Louis Renault | |
---|---|
Born |
Paris, France |
12 February 1877
Died | 24 October 1944 Fresnes Prison, Fresnes, Val-de-Marne, France |
(aged 67)
Nationality | French |
Occupation | Business |
Known for | co-founder of Renault |
Home town | Paris, France |
Relatives | Marcel Renault and Fernand Renault |
Awards | Legion of Honor |
Louis Renault (French pronunciation: [ʁəno]; 12 February 1877 – 24 October 1944) was a French industrialist, one of the founders of Renault and a pioneer of the automobile industry.
Renault built one of France's largest automobile manufacturing concerns, which bears his name to this day. During World War I his factories contributed massively to the war effort notably so by the creation and manufacture of the first effective tank: the Renault FT tank.
Accused of collaborating with the Germans during World War II, he died while awaiting trial in liberated France toward the end of 1944 under uncertain circumstances. His company was seized and nationalized by the provisional government of France although he died before he could be tried. His factories were the only ones permanently expropriated by the French government.
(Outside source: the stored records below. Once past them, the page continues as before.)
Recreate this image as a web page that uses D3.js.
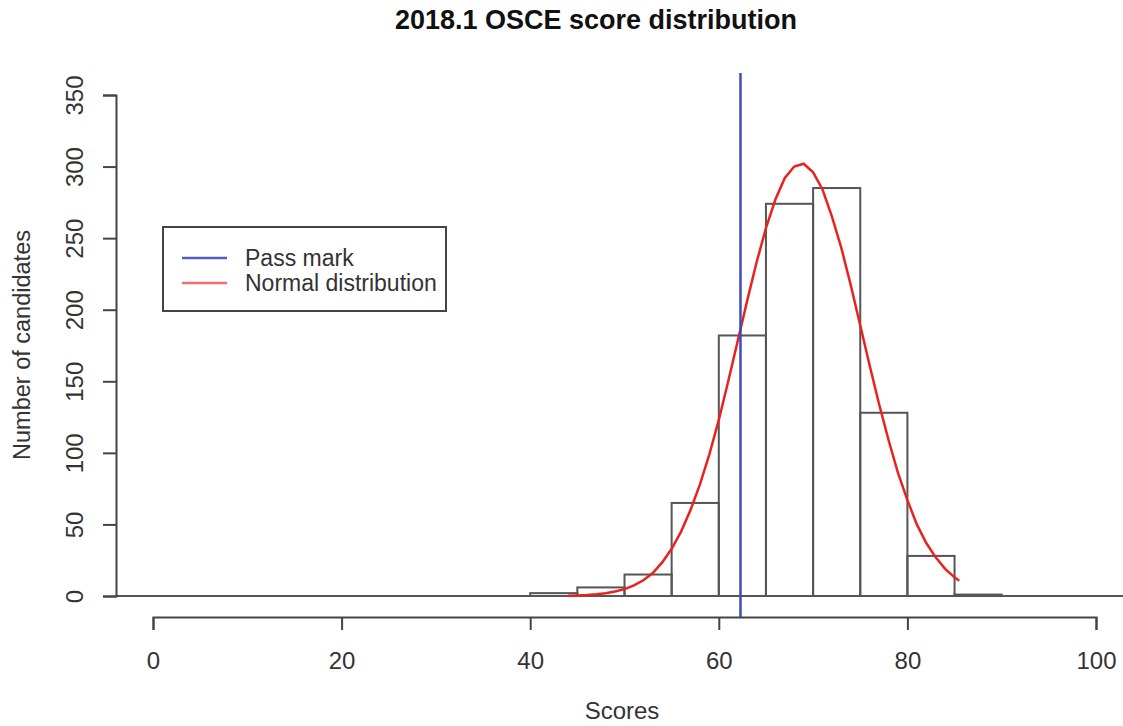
<!DOCTYPE html>
<html lang="en">
<head>
    <meta charset="UTF-8">
    <title>2018.1 OSCE score distribution</title>
    <script src="https://d3js.org/d3.v7.min.js"></script>
    <style>
        body { margin: 0; background: #fff; }
        text { font-family: "Liberation Sans", Arial, sans-serif; fill: #333; }
    </style>
</head>
<body>
</body>
<script>
    const width = 1123;
    const height = 726;

    // histogram bins (left edge) and counts
    const binStarts = [40, 45, 50, 55, 60, 65, 70, 75, 80, 85];
    const binWidth = 5;
    const counts = [2, 6, 15, 65, 182, 274, 285, 128, 28, 1];

    // fitted normal curve
    const curveX = [44, 45, 46, 47, 48, 49, 50, 51, 52, 53, 54, 55, 56, 57, 58, 59, 60, 61, 62, 63, 64,
        65, 66, 67, 68, 69, 70, 71, 72, 73, 74, 75, 76, 77, 78, 79, 80, 81, 82, 83, 84, 85, 85.5];
    const curveY = [0.2, 0.4, 0.7, 1.2, 1.9, 3.1, 4.8, 7.4, 11, 16, 23.5, 33, 45, 60, 78, 99, 123, 150, 178, 206, 233,
        257, 277, 292, 300, 302, 296, 284, 265, 243, 217, 189, 161, 134, 109, 86, 67, 50, 37, 27, 19, 13, 10.7];

    const passMark = 62.3;
    const xTicks = [0, 20, 40, 60, 80, 100];
    const yTicks = [0, 50, 100, 150, 200, 250, 300, 350];

    const x = d3.scaleLinear().domain([0, 100]).range([153, 1096]);
    const y = d3.scaleLinear().domain([0, 350]).range([596, 95]);

    const svg = d3.select("body").append("svg")
        .attr("width", width)
        .attr("height", height);

    // title
    svg.append("text")
        .attr("x", 596).attr("y", 29)
        .attr("text-anchor", "middle")
        .style("font-size", "27px").style("font-weight", "bold").style("fill", "#111")
        .text("2018.1 OSCE score distribution");

    // bars
    svg.selectAll("rect.bar")
        .data(binStarts)
        .enter().append("rect")
        .attr("class", "bar")
        .attr("x", d => x(d))
        .attr("y", (d, i) => y(counts[i]))
        .attr("width", x(binWidth) - x(0))
        .attr("height", (d, i) => y(0) - y(counts[i]))
        .attr("fill", "none")
        .attr("stroke", "#555")
        .attr("stroke-width", 2);

    // baseline
    svg.append("line")
        .attr("x1", 116).attr("x2", width)
        .attr("y1", y(0)).attr("y2", y(0))
        .attr("stroke", "#555").attr("stroke-width", 2);

    // y axis
    const yAxis = svg.append("g")
        .attr("transform", "translate(116,0)")
        .call(d3.axisLeft(y).tickValues(yTicks).tickSize(13));
    yAxis.select(".domain").attr("stroke", "#444").attr("stroke-width", 2);
    yAxis.selectAll(".tick line").attr("stroke", "#444").attr("stroke-width", 2);
    yAxis.selectAll(".tick text")
        .attr("transform", "rotate(-90)")
        .attr("x", null).attr("dy", null)
        .attr("y", -33)
        .attr("text-anchor", "middle")
        .style("font-size", "24px").style("fill", "#333");

    // x axis
    const xAxis = svg.append("g")
        .attr("transform", "translate(0,617)")
        .call(d3.axisBottom(x).tickValues(xTicks).tickSize(13));
    xAxis.select(".domain").attr("stroke", "#444").attr("stroke-width", 2);
    xAxis.selectAll(".tick line").attr("stroke", "#444").attr("stroke-width", 2);
    xAxis.selectAll(".tick text")
        .attr("dy", null).attr("y", 52)
        .style("font-size", "24px").style("fill", "#333");

    // axis titles
    svg.append("text")
        .attr("transform", "translate(30,345) rotate(-90)")
        .attr("text-anchor", "middle")
        .style("font-size", "23.5px")
        .text("Number of candidates");
    svg.append("text")
        .attr("x", 622).attr("y", 719)
        .attr("text-anchor", "middle")
        .style("font-size", "24px")
        .text("Scores");

    // normal curve
    const line = d3.line()
        .x((d, i) => x(curveX[i]))
        .y(d => y(d));
    svg.append("path")
        .datum(curveY)
        .attr("d", line)
        .attr("fill", "none")
        .attr("stroke", "#e8231f")
        .attr("stroke-width", 2.5);

    // pass mark
    svg.append("line")
        .attr("x1", x(passMark)).attr("x2", x(passMark))
        .attr("y1", 73).attr("y2", 617)
        .attr("stroke", "#3c4cba").attr("stroke-width", 2.5);

    // legend
    const legend = svg.append("g");
    legend.append("rect")
        .attr("x", 163).attr("y", 227)
        .attr("width", 283).attr("height", 84)
        .attr("fill", "#fff")
        .attr("stroke", "#444").attr("stroke-width", 2);
    const legendItems = [["Pass mark", "#5060c0"], ["Normal distribution", "#f07070"]];
    legendItems.forEach(([label, color], i) => {
        legend.append("line")
            .attr("x1", 182).attr("x2", 227)
            .attr("y1", 258 + i * 25).attr("y2", 258 + i * 25)
            .attr("stroke", color).attr("stroke-width", 2.5);
        legend.append("text")
            .attr("x", 245).attr("y", 266 + i * 25)
            .style("font-size", "23px")
            .text(label);
    });
</script>
</html>
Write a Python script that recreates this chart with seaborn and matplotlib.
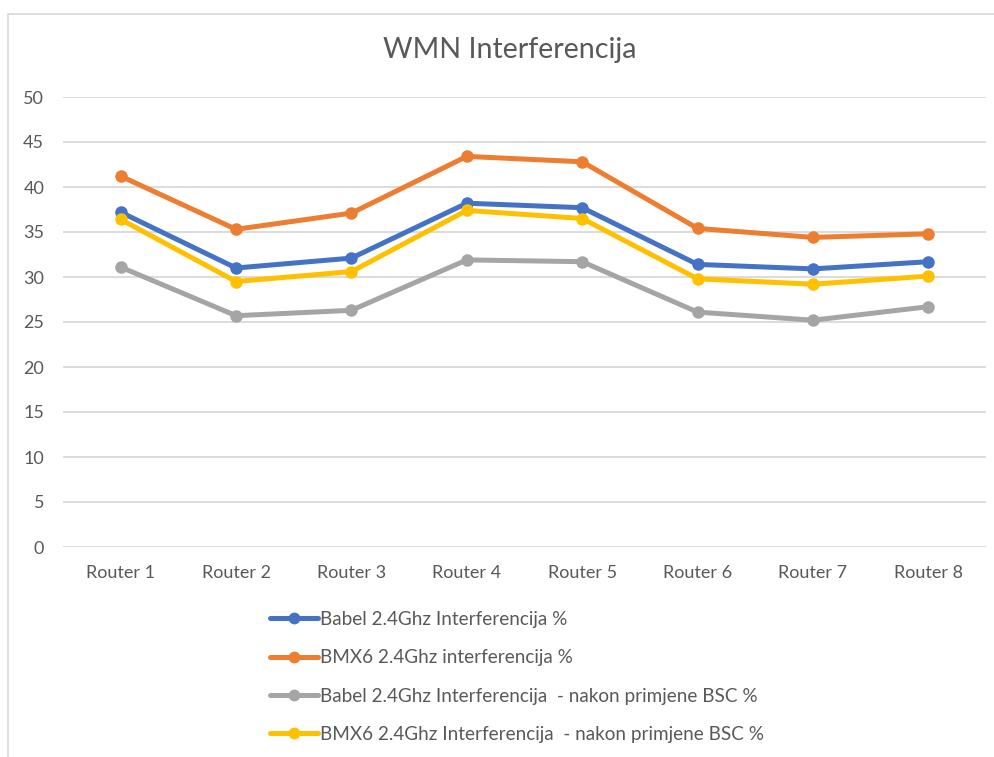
import numpy as np
import pandas as pd
import matplotlib
matplotlib.use("Agg")
import matplotlib.pyplot as plt
import seaborn as sns
from matplotlib.lines import Line2D
from matplotlib.patches import Rectangle

# data
routers = ["Router 1", "Router 2", "Router 3", "Router 4",
           "Router 5", "Router 6", "Router 7", "Router 8"]
babel = [37.2, 31.0, 32.1, 38.2, 37.7, 31.4, 30.9, 31.7]
bmx6 = [41.2, 35.3, 37.1, 43.4, 42.8, 35.4, 34.4, 34.8]
babel_bsc = [31.1, 25.7, 26.3, 31.9, 31.7, 26.1, 25.2, 26.7]
bmx6_bsc = [36.4, 29.5, 30.6, 37.4, 36.5, 29.8, 29.2, 30.1]
series_names = ["Babel 2.4Ghz Interferencija %",
                "BMX6 2.4Ghz interferencija %",
                "Babel 2.4Ghz Interferencija  - nakon primjene BSC %",
                "BMX6 2.4Ghz Interferencija  - nakon primjene BSC %"]
colors = ["#4472C4", "#ED7D31", "#A5A5A5", "#FFC000"]

sns.set_theme(style="white")
plt.rcParams['font.family'] = ['Lato', 'DejaVu Sans']

frames = []
for name, vals in zip(series_names, [babel, bmx6, babel_bsc, bmx6_bsc]):
    frames.append(pd.DataFrame({"router": routers, "value": vals, "series": name}))
df = pd.concat(frames, ignore_index=True)
df["x"] = df["router"].map({r: i for i, r in enumerate(routers)})

fig = plt.figure(figsize=(9.95, 7.57), dpi=100)
ax = fig.add_axes([63 / 995, 1 - 547 / 757, 923 / 995, 450 / 757])

sns.lineplot(data=df, x="x", y="value", hue="series", palette=colors,
             hue_order=series_names, marker="o", markersize=9,
             markeredgewidth=0, linewidth=3.6, ax=ax, legend=False)

ax.set_xlim(-0.5, len(routers) - 0.5)
ax.set_ylim(0, 50)
ax.set_yticks(np.arange(0, 51, 5))
ax.set_xticks(range(len(routers)))
ax.set_xticklabels(routers)
ax.set_xlabel("")
ax.set_ylabel("")
ax.grid(axis="y", color="#D9D9D9", linewidth=1.3)
ax.set_axisbelow(True)
for s in ax.spines.values():
    s.set_visible(False)
ax.tick_params(axis="both", length=0, labelsize=13, colors="#595959")
ax.tick_params(axis="x", pad=13)
ax.tick_params(axis="y", pad=13.5)

fig.text(510 / 995, 1 - 50 / 757, "WMN Interferencija", ha="center", va="center",
         fontsize=20.6, color="#595959")

handles = [Line2D([0], [0], color=c, linewidth=3.6, marker="o", markersize=8.5,
                  markeredgewidth=0) for c in colors]
fig.legend(handles, series_names, loc="upper left",
           bbox_to_anchor=(270 / 995, 1 - 611 / 757), frameon=False,
           fontsize=13.6, handlelength=2.55, handletextpad=0.1,
           labelspacing=1.13, borderpad=0, borderaxespad=0,
           labelcolor="#595959")

fig.patches.append(Rectangle((8 / 995, -0.05), 1.0, 1 - 14 / 757 + 0.05,
                             transform=fig.transFigure, fill=False,
                             edgecolor="#D9D9D9", linewidth=1.2))

fig.savefig("out.png", dpi=100)
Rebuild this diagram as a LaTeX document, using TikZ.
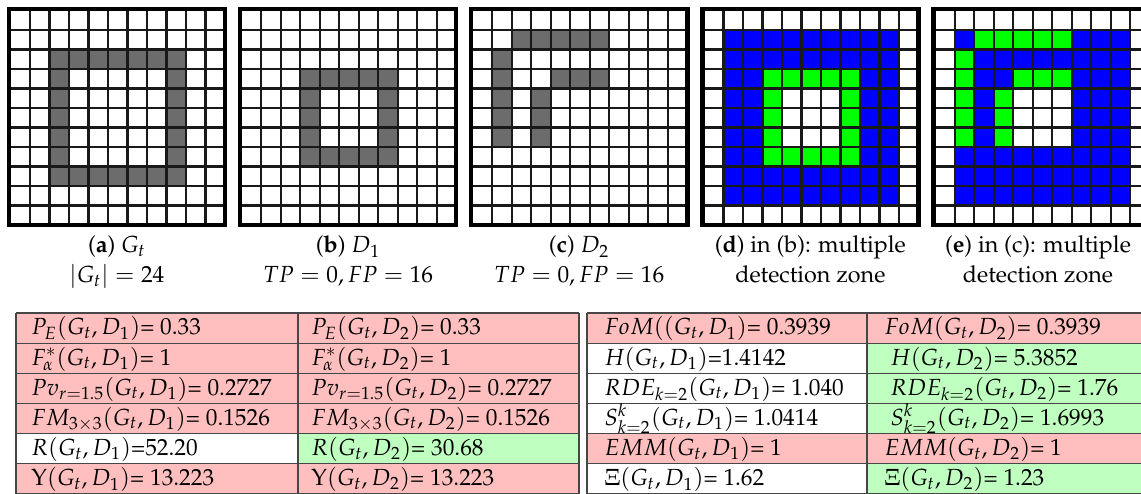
\documentclass[tikz,border=0pt]{standalone}
\usepackage[T1]{fontenc}
\usepackage{mathpazo}
\definecolor{gcell}{RGB}{108,108,108}
\definecolor{pinkc}{RGB}{255,191,191}
\definecolor{greenc}{RGB}{191,255,191}
\definecolor{zblue}{RGB}{0,0,255}
\definecolor{zgreen}{RGB}{0,255,0}
\definecolor{tline}{RGB}{70,70,70}
\tikzset{
  cellline/.style={draw=black!90, line width=0.95pt},
  gridborder/.style={draw=black, line width=1.9pt},
  captxt/.style={font=\normalsize, anchor=base, inner sep=0pt},
  tabtxt/.style={anchor=base west, inner sep=0pt},
  tabline/.style={draw=tline, line width=0.5pt},
}
\newcommand{\gfill}[6]{\fill[#6] ({10.5+19.5*(#3)+231.15*(#1)},{10.5+19.5*(#2)}) rectangle ({10.5+19.5*(#5+1)+231.15*(#1)},{10.5+19.5*(#4+1)});}
\newcommand{\rowtop}[1]{313+30.15*(#1)}
\begin{document}
\begin{tikzpicture}[x=0.429pt,y=-0.429pt]
\useasboundingbox (0,0) rectangle (1141,494);
\fill[white] (0,0) rectangle (1141,494);
% grid (a)
\gfill{0}{2}{2}{8}{8}{gcell}
\gfill{0}{3}{3}{7}{7}{white}
% grid (b)
\gfill{1}{3}{3}{7}{7}{gcell}
\gfill{1}{4}{4}{6}{6}{white}
% grid (c)
\gfill{2}{1}{2}{1}{6}{gcell}
\gfill{2}{2}{1}{6}{1}{gcell}
\gfill{2}{3}{4}{3}{6}{gcell}
\gfill{2}{4}{3}{6}{3}{gcell}
% grid (d)
\gfill{3}{1}{1}{9}{9}{zblue}
\gfill{3}{3}{3}{7}{7}{zgreen}
\gfill{3}{4}{4}{6}{6}{white}
% grid (e)
\gfill{4}{1}{1}{9}{9}{zblue}
\gfill{4}{1}{2}{1}{6}{zgreen}
\gfill{4}{2}{1}{6}{1}{zgreen}
\gfill{4}{3}{4}{3}{6}{zgreen}
\gfill{4}{4}{3}{6}{3}{zgreen}
\gfill{4}{4}{4}{6}{6}{white}
% grid lines and borders
\foreach \g in {0,...,4}{
  \pgfmathsetmacro\off{231.15*\g}
  \foreach \k in {1,...,10}{
    \draw[cellline] ({10.5+19.5*\k+\off},10.5) -- ({10.5+19.5*\k+\off},225);
    \draw[cellline] ({10.5+\off},{10.5+19.5*\k}) -- ({225+\off},{10.5+19.5*\k});
  }
  \draw[gridborder] ({8.85+\off},8.85) rectangle ({225+\off},225);
}
% captions
\node[captxt] (capa1) at (116.9,253) {(\textbf{a}) $G_t$};
\node[captxt] (capa2) at (116.9,283) {$|G_t| = 24$};
\node[captxt] (capb1) at (348.05,253) {(\textbf{b}) $D_1$};
\node[captxt] (capb2) at (348.05,283) {$TP = 0, FP = 16$};
\node[captxt] (capc1) at (579.2,253) {(\textbf{c}) $D_2$};
\node[captxt] (capc2) at (579.2,283) {$TP = 0, FP = 16$};
\node[captxt] (capd1) at (810.35,253) {(\textbf{d}) in (b): multiple};
\node[captxt] (capd2) at (810.35,283) {detection zone};
\node[captxt] (cape1) at (1038,253) {(\textbf{e}) in (c): multiple};
\node[captxt] (cape2) at (1038,283) {detection zone};
% table cell fills
\foreach \r/\la/\lb/\ra/\rb in {0/pinkc/pinkc/pinkc/pinkc, 1/pinkc/pinkc/white/greenc, 2/pinkc/pinkc/white/greenc, 3/pinkc/pinkc/white/greenc, 4/white/greenc/pinkc/pinkc, 5/pinkc/pinkc/white/greenc}{
  \fill[\la] (16,{\rowtop{\r}}) rectangle (298,{\rowtop{\r+1}});
  \fill[\lb] (298,{\rowtop{\r}}) rectangle (579,{\rowtop{\r+1}});
  \fill[\ra] (587,{\rowtop{\r}}) rectangle (867,{\rowtop{\r+1}});
  \fill[\rb] (867,{\rowtop{\r}}) rectangle (1150,{\rowtop{\r+1}});
}
% table lines
\foreach \r in {0,...,6}{
  \draw[tabline] (16,{\rowtop{\r}}) -- (579,{\rowtop{\r}});
  \draw[tabline] (587,{\rowtop{\r}}) -- (1150,{\rowtop{\r}});
}
\foreach \xx in {16,298,579,587,867}{
  \draw[tabline] (\xx,{\rowtop{0}}) -- (\xx,{\rowtop{6}});
}
% table texts
\node[tabtxt] (l11) at (31,{\rowtop{0}+22}) {$P_E(G_t, D_1)$= 0.33};
\node[tabtxt] (l12) at (311,{\rowtop{0}+22}) {$P_E(G_t, D_2)$= 0.33};
\node[tabtxt] (l21) at (31,{\rowtop{1}+22}) {$F^*_\alpha(G_t, D_1)$= 1};
\node[tabtxt] (l22) at (311,{\rowtop{1}+22}) {$F^*_\alpha(G_t, D_2)$= 1};
\node[tabtxt] (l31) at (31,{\rowtop{2}+22}) {$Pv_{r=1.5}(G_t, D_1)$= 0.2727};
\node[tabtxt] (l32) at (311,{\rowtop{2}+22}) {$Pv_{r=1.5}(G_t, D_2)$= 0.2727};
\node[tabtxt] (l41) at (31,{\rowtop{3}+22}) {$FM_{3\times 3}(G_t, D_1)$= 0.1526};
\node[tabtxt] (l42) at (311,{\rowtop{3}+22}) {$FM_{3\times 3}(G_t, D_2)$= 0.1526};
\node[tabtxt] (l51) at (31,{\rowtop{4}+22}) {$R(G_t, D_1)$=52.20};
\node[tabtxt] (l52) at (311,{\rowtop{4}+22}) {$R(G_t, D_2)$= 30.68};
\node[tabtxt] (l61) at (31,{\rowtop{5}+22}) {$\mathrm{Y}(G_t, D_1)$= 13.223};
\node[tabtxt] (l62) at (311,{\rowtop{5}+22}) {$\mathrm{Y}(G_t, D_2)$= 13.223};
\node[tabtxt] (r11) at (604,{\rowtop{0}+22}) {$FoM((G_t, D_1)$= 0.3939};
\node[tabtxt] (r12) at (884,{\rowtop{0}+22}) {$FoM(G_t, D_2)$= 0.3939};
\node[tabtxt] (r21) at (604,{\rowtop{1}+22}) {$H(G_t, D_1)$=1.4142};
\node[tabtxt] (r22) at (890,{\rowtop{1}+22}) {$H(G_t, D_2)$= 5.3852};
\node[tabtxt] (r31) at (604,{\rowtop{2}+22}) {$RDE_{k=2}(G_t, D_1)$= 1.040};
\node[tabtxt] (r32) at (890,{\rowtop{2}+22}) {$RDE_{k=2}(G_t, D_2)$= 1.76};
\node[tabtxt] (r41) at (604,{\rowtop{3}+22}) {$S^k_{k=2}(G_t, D_1)$= 1.0414};
\node[tabtxt] (r42) at (890,{\rowtop{3}+22}) {$S^k_{k=2}(G_t, D_2)$= 1.6993};
\node[tabtxt] (r51) at (604,{\rowtop{4}+22}) {$EMM(G_t, D_1)$= 1};
\node[tabtxt] (r52) at (884,{\rowtop{4}+22}) {$EMM(G_t, D_2)$= 1};
\node[tabtxt] (r61) at (604,{\rowtop{5}+22}) {$\Xi(G_t, D_1)$= 1.62};
\node[tabtxt] (r62) at (884,{\rowtop{5}+22}) {$\Xi(G_t, D_2)$= 1.23};
\end{tikzpicture}
\end{document}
In 1956, Time Magazine described Renault as "rich, powerful and famous, cantankerous, brilliant, often brutal, the little Napoleon of an automaking empire — vulgar, loud, domineering, impatient, he was a terror to associates, a friend to practically none," adding that to the French working man, Renault became known as "the ogre of Billancourt."
The fourth of six children born into the bourgeois Parisian family of Alfred and Berthe Renault, Louis Renault attended Lycée Condorcet. He was fascinated by engineering and mechanics from an early age and spent hours in the Serpollet steam car workshop or tinkering with old Panhard engines in the tool shed of the family's second home in Billancourt.